Thomas Eakins - Assessment

Assessment

On October 29, 1917, Robert Henri wrote an open letter to the Art Students League about Eakins:

Thomas Eakins was a man of great character. He was a man of iron will and his will to paint and to carry out his life as he thought it should go. This he did. It cost him heavily but in his works we have the precious result of his independence, his generous heart and his big mind. Eakins was a deep student of life, and with a great love he studied humanity frankly. He was not afraid of what his study revealed to him.

In the matter of ways and means of expression, the science of technique, he studied most profoundly, as only a great master would have the will to study. His vision was not touched by fashion. He struggled to apprehend the constructive force in nature and to employ in his works the principles found. His quality was honesty. "Integrity" is the word which seems best to fit him. Personally I consider him the greatest portrait painter America has produced.

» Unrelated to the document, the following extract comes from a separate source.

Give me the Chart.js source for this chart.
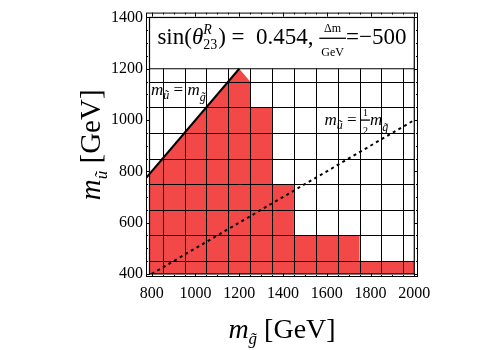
<!DOCTYPE html>
<html>
<head>
<meta charset="utf-8">
<script src="https://cdn.jsdelivr.net/npm/chart.js@4.4.0/dist/chart.umd.min.js"></script>
<style>
  html, body { margin: 0; padding: 0; background: #fff; }
</style>
</head>
<body>
<canvas id="chart" width="500" height="350"></canvas>
<script>
// boundary of the excluded (red) region, m_gluino vs m_squark in GeV
const edgeX = [790, 1200, 1250, 1250, 1350, 1350, 1450, 1450, 1750, 1750, 2000];
const edgeY = [790, 1200, 1150, 1050, 1050, 750, 750, 550, 550, 450, 450];
// m_u = m_g
const equalX = [774, 1200];
const equalY = [774, 1200];
// m_u = m_g / 2
const halfX = [800, 2000];
const halfY = [400, 1000];

const xTicks = [800, 1000, 1200, 1400, 1600, 1800, 2000];
const yTicks = [400, 600, 800, 1000, 1200, 1400];
const cellX = [850, 950, 1050, 1150, 1250, 1350, 1450, 1550, 1650, 1750, 1850, 1950];
const cellY = [450, 550, 650, 750, 850, 950, 1050, 1150];

const SERIF = '"Liberation Serif", "DejaVu Serif", serif';
const RED = 'rgb(243, 72, 72)';

function pts(xs, ys) {
    return xs.map((x, i) => ({ x: x, y: ys[i] }));
}

function setFont(ctx, size, italic) {
    ctx.font = (italic ? 'italic ' : '') + size + 'px ' + SERIF;
}

// draws a row of text pieces: plain, stacked sup/sub, or a small fraction
function rich(ctx, parts, x, y, center) {
    let total = 0;
    parts.forEach(p => {
        if (p.frac) {
            setFont(ctx, p.size, false);
            p.w = Math.max(ctx.measureText(p.frac[0]).width, ctx.measureText(p.frac[1]).width) + 4;
        } else if (p.stack) {
            setFont(ctx, p.size, false);
            p.w = Math.max(ctx.measureText(p.stack[0]).width, ctx.measureText(p.stack[1]).width) + 1;
        } else {
            setFont(ctx, p.size, p.it);
            p.w = ctx.measureText(p.t).width;
        }
        total += p.w;
    });
    let cx = center ? x - total / 2 : x;
    ctx.textAlign = 'left';
    ctx.textBaseline = 'alphabetic';
    parts.forEach(p => {
        if (p.frac) {
            const gap = p.gap || 6;
            setFont(ctx, p.size, false);
            ctx.textAlign = 'center';
            ctx.fillText(p.frac[0], cx + p.w / 2, y - gap - 4);
            ctx.fillText(p.frac[1], cx + p.w / 2, y + gap + 4);
            ctx.fillRect(cx, y - 6, p.w, 1.3);
            ctx.textAlign = 'left';
        } else if (p.stack) {
            setFont(ctx, p.size, true);
            ctx.fillText(p.stack[0], cx, y - 10);
            setFont(ctx, p.size, false);
            ctx.fillText(p.stack[1], cx, y + 5);
        } else {
            setFont(ctx, p.size, p.it);
            ctx.fillText(p.t, cx, y + (p.dy || 0));
        }
        cx += p.w;
    });
}

const decor = {
    id: 'decor',
    afterDatasetDraw(chart, args) {
        if (args.index !== 2) return;
        const { ctx, scales: { x, y } } = chart;
        ctx.save();
        ctx.strokeStyle = '#000';
        ctx.lineWidth = 1;
        ctx.beginPath();
        cellX.forEach(v => {
            const px = Math.round(x.getPixelForValue(v)) + 0.5;
            ctx.moveTo(px, y.getPixelForValue(400));
            ctx.lineTo(px, y.getPixelForValue(1200));
        });
        cellY.forEach(v => {
            const py = Math.round(y.getPixelForValue(v)) + 0.5;
            ctx.moveTo(x.getPixelForValue(790), py);
            ctx.lineTo(x.getPixelForValue(2000), py);
        });
        ctx.stroke();
        ctx.restore();
    },
    afterDatasetsDraw(chart) {
        const { ctx, chartArea: a, scales: { x, y } } = chart;
        ctx.save();
        ctx.strokeStyle = '#000';
        ctx.fillStyle = '#000';
        // inner box and the text panel
        const l = x.getPixelForValue(790), r = x.getPixelForValue(2000);
        const b = y.getPixelForValue(400), t = y.getPixelForValue(1400);
        ctx.lineWidth = 1.2;
        ctx.strokeRect(l, t, r - l, b - t);
        ctx.beginPath();
        ctx.moveTo(l, y.getPixelForValue(1200));
        ctx.lineTo(r, y.getPixelForValue(1200));
        ctx.stroke();
        // outer frame with inward ticks
        ctx.lineWidth = 1;
        ctx.strokeRect(a.left + 0.5, a.top + 0.5, a.right - a.left - 1, a.bottom - a.top - 1);
        ctx.beginPath();
        for (let v = 800; v <= 2000; v += 50) {
            const px = Math.round(x.getPixelForValue(v)) + 0.5;
            const len = v % 200 === 0 ? 4 : 2;
            ctx.moveTo(px, a.bottom); ctx.lineTo(px, a.bottom - len);
            ctx.moveTo(px, a.top); ctx.lineTo(px, a.top + len);
        }
        for (let v = 400; v <= 1400; v += 50) {
            const py = Math.round(y.getPixelForValue(v)) + 0.5;
            const len = v % 200 === 0 ? 4 : 2;
            ctx.moveTo(a.left, py); ctx.lineTo(a.left + len, py);
            ctx.moveTo(a.right, py); ctx.lineTo(a.right - len, py);
        }
        ctx.stroke();

        // panel text
        rich(ctx, [
            { t: 'sin(', size: 23 },
            { t: 'θ', size: 23, it: true },
            { stack: ['R', '23'], size: 14 },
            { t: ')', size: 23 },
            { t: ' =  0.454, ', size: 23 },
            { frac: ['Δm', 'GeV'], size: 12, gap: 8 },
            { t: '=\u2212500', size: 23 }
        ], (l + r) / 2, y.getPixelForValue(1298), true);

        // line labels
        rich(ctx, [
            { t: 'm', size: 17, it: true },
            { t: 'ũ', size: 12, it: true, dy: 4 },
            { t: ' = ', size: 17 },
            { t: 'm', size: 17, it: true },
            { t: 'g\u0303', size: 12, it: true, dy: 6 }
        ], x.getPixelForValue(797), y.getPixelForValue(1097), false);
        rich(ctx, [
            { t: 'm', size: 17, it: true },
            { t: 'ũ', size: 12, it: true, dy: 4 },
            { t: ' = ', size: 17 },
            { frac: ['1', '2'], size: 10, gap: 5 },
            { t: 'm', size: 17, it: true },
            { t: 'g\u0303', size: 12, it: true, dy: 6 }
        ], x.getPixelForValue(1590), y.getPixelForValue(979), false);

        // axis titles
        rich(ctx, [
            { t: 'm', size: 28, it: true },
            { t: 'g\u0303', size: 17, it: true, dy: 6 },
            { t: ' [GeV]', size: 28 }
        ], (a.left + a.right) / 2, 338, true);
        ctx.translate(100, (a.top + a.bottom) / 2);
        ctx.rotate(-Math.PI / 2);
        rich(ctx, [
            { t: 'm', size: 29, it: true },
            { t: 'ũ', size: 17, it: true, dy: 7 },
            { t: ' [GeV]', size: 29 }
        ], 0, 0, true);
        ctx.restore();
    }
};

new Chart(document.getElementById('chart'), {
    type: 'scatter',
    data: {
        datasets: [
            {
                data: pts(equalX, equalY),
                showLine: true,
                borderColor: '#000',
                borderWidth: 2,
                pointRadius: 0,
                fill: false
            },
            {
                data: pts(halfX, halfY),
                showLine: true,
                borderColor: '#000',
                borderWidth: 2,
                borderDash: [3, 3.5],
                pointRadius: 0,
                fill: false
            },
            {
                data: pts(edgeX, edgeY),
                showLine: true,
                borderWidth: 0,
                borderColor: RED,
                backgroundColor: RED,
                pointRadius: 0,
                fill: { value: 400 }
            }
        ]
    },
    options: {
        responsive: false,
        animation: false,
        layout: { padding: { top: 5, right: 82, left: 0, bottom: 0 } },
        plugins: {
            legend: { display: false },
            tooltip: { enabled: false }
        },
        scales: {
            x: {
                type: 'linear',
                min: 774,
                max: 2017,
                grid: { display: false, drawTicks: false },
                border: { display: false },
                afterBuildTicks: s => { s.ticks = xTicks.map(v => ({ value: v })); },
                afterFit: s => { s.height = 73; },
                ticks: {
                    color: '#000',
                    padding: 7,
                    maxRotation: 0,
                    font: { family: SERIF, size: 16 },
                    callback: v => String(v)
                }
            },
            y: {
                type: 'linear',
                min: 388,
                max: 1419,
                grid: { display: false, drawTicks: false },
                border: { display: false },
                afterBuildTicks: s => { s.ticks = yTicks.map(v => ({ value: v })); },
                afterFit: s => { s.width = 146; },
                ticks: {
                    color: '#000',
                    padding: 3,
                    font: { family: SERIF, size: 16 },
                    callback: v => String(v)
                }
            }
        }
    },
    plugins: [decor]
});
</script>
</body>
</html>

In 1982, in his two-volume Eakins biography, art historian Lloyd Goodrich wrote:

In spite of limitations--and what artist is free of them?--Eakins' achievement was monumental. He was our first major painter to accept completely the realities of contemporary urban America, and from them to create powerful, profound art...In portraiture alone Eakins was the strongest American painter since Copley, with equal substance and power, and added penetration, depth, and subtlety.

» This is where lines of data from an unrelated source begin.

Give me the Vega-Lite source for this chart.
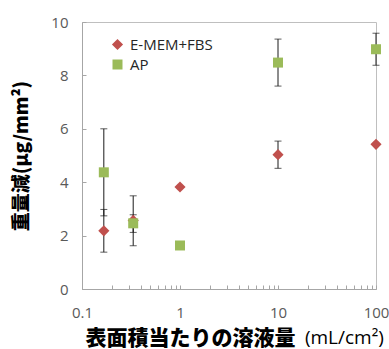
{
  "$schema": "https://vega.github.io/schema/vega-lite/v6.json",
  "width": 294,
  "height": 267,
  "autosize": {"type": "none"},
  "padding": {"left": 82, "top": 22, "right": 13, "bottom": 60},
  "background": "white",
  "config": {
    "view": {"stroke": "#BFBFBF", "strokeWidth": 1},
    "font": "Open Sans"
  },
  "title": {
    "text": "(mL/cm²)",
    "orient": "bottom",
    "anchor": "end",
    "font": "Open Sans",
    "fontSize": 19,
    "fontWeight": "normal",
    "color": "#000000",
    "offset": -19,
    "dx": -5
  },
  "data": {
    "values": [
      {"series": "E-MEM+FBS", "x": 0.167, "y": 2.18, "lo": 1.38, "hi": 2.98},
      {"series": "E-MEM+FBS", "x": 0.333, "y": 2.57, "lo": 1.62, "hi": 3.49},
      {"series": "E-MEM+FBS", "x": 1, "y": 3.82},
      {"series": "E-MEM+FBS", "x": 10, "y": 5.03, "lo": 4.52, "hi": 5.54},
      {"series": "E-MEM+FBS", "x": 100, "y": 5.42},
      {"series": "AP", "x": 0.167, "y": 4.37, "lo": 2.74, "hi": 6.0},
      {"series": "AP", "x": 0.333, "y": 2.46, "lo": 2.12, "hi": 2.78},
      {"series": "AP", "x": 1, "y": 1.63},
      {"series": "AP", "x": 10, "y": 8.48, "lo": 7.6, "hi": 9.36},
      {"series": "AP", "x": 100, "y": 8.98, "lo": 8.38, "hi": 9.58}
    ]
  },
  "encoding": {
    "x": {
      "field": "x",
      "type": "quantitative",
      "scale": {"type": "log", "domain": [0.1, 100], "nice": false},
      "axis": {
        "values": [0.1, 0.2, 0.3, 0.4, 0.5, 0.6, 0.7, 0.8, 0.9, 1, 2, 3, 4, 5, 6, 7, 8, 9, 10, 20, 30, 40, 50, 60, 70, 80, 90, 100],
        "labelExpr": "indexof([0.1, 1, 10, 100], datum.value) >= 0 ? datum.label : ''",
        "format": "~g",
        "grid": false,
        "tickSize": -4,
        "tickColor": "#A6A6A6",
        "domainColor": "#A6A6A6",
        "labelFontSize": 15,
        "labelColor": "#595959",
        "labelPadding": 20,
        "labelFlush": false,
        "labelOverlap": false,
        "title": "表面積当たりの溶液量",
        "titleFont": "Noto Sans CJK JP",
        "titleFontWeight": 900,
        "titleFontSize": 21,
        "titleColor": "#000000",
        "titleAnchor": "start",
        "titleAlign": "left",
        "titleX": 3,
        "titlePadding": 7
      }
    },
    "y": {
      "type": "quantitative",
      "scale": {"domain": [0, 10], "nice": false}
    }
  },
  "layer": [
    {
      "transform": [{"filter": "isValid(datum.lo)"}],
      "mark": {"type": "rule", "color": "#1A1A1A", "strokeWidth": 1},
      "encoding": {
        "y": {"field": "lo", "type": "quantitative", "scale": {"domain": [0, 10], "nice": false},
          "axis": {
            "values": [0, 1, 2, 3, 4, 5, 6, 7, 8, 9, 10],
            "labelExpr": "datum.value % 2 === 0 ? datum.label : ''",
            "grid": false,
            "tickSize": -4,
            "tickColor": "#A6A6A6",
            "domainColor": "#A6A6A6",
            "labelFontSize": 15,
            "labelColor": "#595959",
            "labelPadding": 18,
            "labelFlush": false,
            "title": "重量減(μg/mm²)",
            "titleFont": "Noto Sans CJK JP",
            "titleFontWeight": 900,
            "titleFontSize": 19,
            "titleColor": "#000000",
            "titlePadding": 19
          }},
        "y2": {"field": "hi"}
      }
    },
    {
      "transform": [{"filter": "isValid(datum.lo)"}],
      "mark": {"type": "tick", "orient": "horizontal", "color": "#1A1A1A", "size": 7, "thickness": 1},
      "encoding": {"y": {"field": "lo", "type": "quantitative"}}
    },
    {
      "transform": [{"filter": "isValid(datum.hi)"}],
      "mark": {"type": "tick", "orient": "horizontal", "color": "#1A1A1A", "size": 7, "thickness": 1},
      "encoding": {"y": {"field": "hi", "type": "quantitative"}}
    },
    {
      "mark": {"type": "point", "filled": true, "opacity": 1, "strokeWidth": 0},
      "encoding": {
        "y": {"field": "y", "type": "quantitative"},
        "color": {
          "field": "series",
          "type": "nominal",
          "scale": {"domain": ["E-MEM+FBS", "AP"], "range": ["#C0504D", "#9BBB59"]},
          "legend": {
            "title": null,
            "orient": "none",
            "legendX": 28,
            "legendY": 15,
            "padding": 0,
            "labelFontSize": 15,
            "labelColor": "#262626",
            "labelFont": "Open Sans",
            "labelOffset": 5,
            "symbolSize": 90,
            "rowPadding": 4,
            "symbolStrokeWidth": 0
          }
        },
        "shape": {
          "field": "series",
          "type": "nominal",
          "scale": {"domain": ["E-MEM+FBS", "AP"], "range": ["diamond", "square"]}
        },
        "size": {
          "field": "series",
          "type": "nominal",
          "scale": {"domain": ["E-MEM+FBS", "AP"], "range": [125, 100]},
          "legend": null
        }
      }
    }
  ]
}
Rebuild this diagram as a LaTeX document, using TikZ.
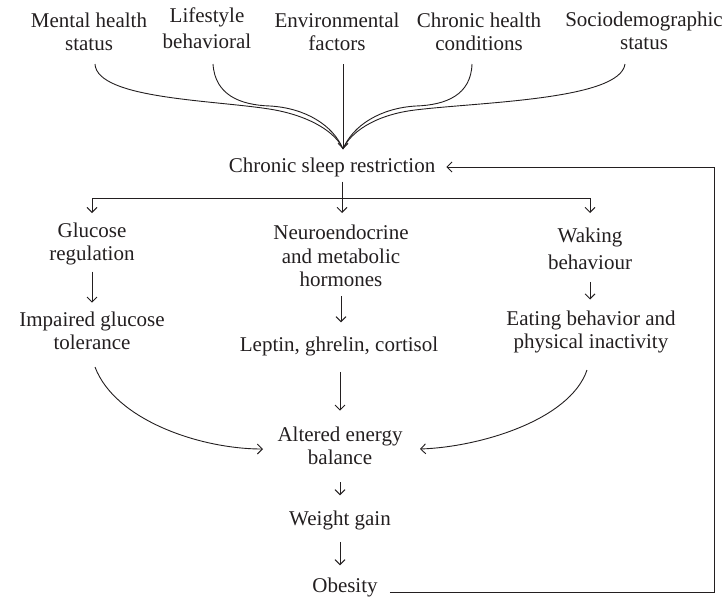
\documentclass[tikz,border=0pt]{standalone}
\usepackage{fontspec}
\setmainfont{Liberation Serif}
\usetikzlibrary{arrows.meta,calc}
\definecolor{ink}{RGB}{35,31,32}
\tikzset{
  lbl/.style={font=\fontsize{21}{23.5}\selectfont, align=center, inner sep=0pt, text=ink},
  ln/.style={draw=ink, line width=0.9pt},
  arr/.style={ln, -{Straight Barb[length=5pt,width=10pt]}},
}
\begin{document}
\begin{tikzpicture}[x=1pt,y=-1pt]
\useasboundingbox (0,0) rectangle (722,600);
% nodes
\node[lbl] (mh)  at (89,32)  {Mental health\\status};
\node[lbl] (ls)  at (207,28) {Lifestyle\\[2pt]behavioral};
\node[lbl] (env) at (337,32) {Environmental\\factors};
\node[lbl] (chc) at (479,32) {Chronic health\\conditions};
\node[lbl] (soc) at (644,31) {Sociodemographic\\status};
\node[lbl] (csr) at (332,167) {Chronic sleep restriction};
\node[lbl] (glu) at (92,244)  {Glucose\\regulation};
\node[lbl] (neu) at (341,256) {Neuroendocrine\\and metabolic\\hormones};
\node[lbl] (wak) at (590,249) {Waking\\[3pt]behaviour};
\node[lbl] (imp) at (92,331)  {Impaired glucose\\tolerance};
\node[lbl] (lep) at (339,346) {Leptin, ghrelin, cortisol};
\node[lbl] (eat) at (591,332) {Eating behavior and\\physical inactivity};
\node[lbl] (alt) at (340,446) {Altered energy\\balance};
\node[lbl] (wg)  at (340,520) {Weight gain};
\node[lbl] (ob)  at (345,587) {Obesity};
% coordinates
\coordinate (conv) at (343,149);
\coordinate (mhS)  at (95,64);
\coordinate (lsS)  at (213,64);
\coordinate (envS) at (343,64);
\coordinate (chcS) at (472,64);
\coordinate (socS) at (625,64);
\coordinate (split) at (342,198);
\coordinate (tipy) at (0,213);
\coordinate (impE) at (95,367);
\coordinate (eatE) at (587,370);
\coordinate (altW) at (263,449);
\coordinate (altE) at (420,449);
\coordinate (fbR) at (714,0);
% converging curves
\draw[ln] (mhS) .. controls (97,100) and (220,100) .. (275,110) .. controls (312,117) and (336,133) .. (conv);
\draw[ln] (lsS) .. controls (215,95) and (240,105) .. (270,106) .. controls (305,108) and (333,125) .. (conv);
\draw[arr] (envS) -- (conv);
\draw[ln] (chcS) .. controls (471,95) and (446,105) .. (416,106) .. controls (381,108) and (353,125) .. (conv);
\draw[ln] (socS) .. controls (620,100) and (480,102) .. (415,110) .. controls (374,115) and (350,133) .. (conv);
% branching
\draw[ln, shorten <=5pt] (csr.south -| split) -- (split);
\draw[ln] (glu.north |- split) -- (wak.north |- split);
\draw[arr] (glu.north |- split) -- (glu.north |- tipy);
\draw[arr] (split) -- (split |- tipy);
\draw[arr] (wak.north |- split) -- (wak.north |- tipy);
% vertical arrows
\draw[arr, shorten <=6pt, shorten >=9pt] (glu.south) -- (glu.south |- imp.north);
\draw[arr, shorten <=9pt, shorten >=14pt] (neu.south) -- (neu.south |- lep.north);
\draw[arr, shorten <=12pt, shorten >=11pt] (wak.south) -- (wak.south |- eat.north);
\draw[arr, shorten <=16pt, shorten >=16pt] (alt.north |- lep.south) -- (alt.north);
\draw[arr, shorten <=17pt, shorten >=15pt] (alt.south) -- (wg.north);
\draw[arr, shorten <=12pt, shorten >=12pt] (wg.south) -- (wg.south |- ob.north);
% side curves
\draw[arr] (impE) .. controls (115,420) and (200,449) .. (altW);
\draw[arr] (eatE) .. controls (570,420) and (480,447) .. (altE);
% feedback loop
\draw[arr, shorten <=12pt, shorten >=11pt] (ob.base east) -- (ob.base east -| fbR) -- (fbR |- csr.east) -- (csr.east);
\end{tikzpicture}
\end{document}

John Canaday, art critic for The New York Times, wrote in 1964:

As a supreme realist, Eakins appeared heavy and vulgar to a public that thought of art, and culture in general, largely in terms of a graceful sentimentality. Today he seems to us to have recorded his fellow Americans with a perception that was often as tender as it was vigorous, and to have preserved for us the essence of an American life which, indeed, he did not idealize--because it seemed to him beautiful beyond the necessity of idealization.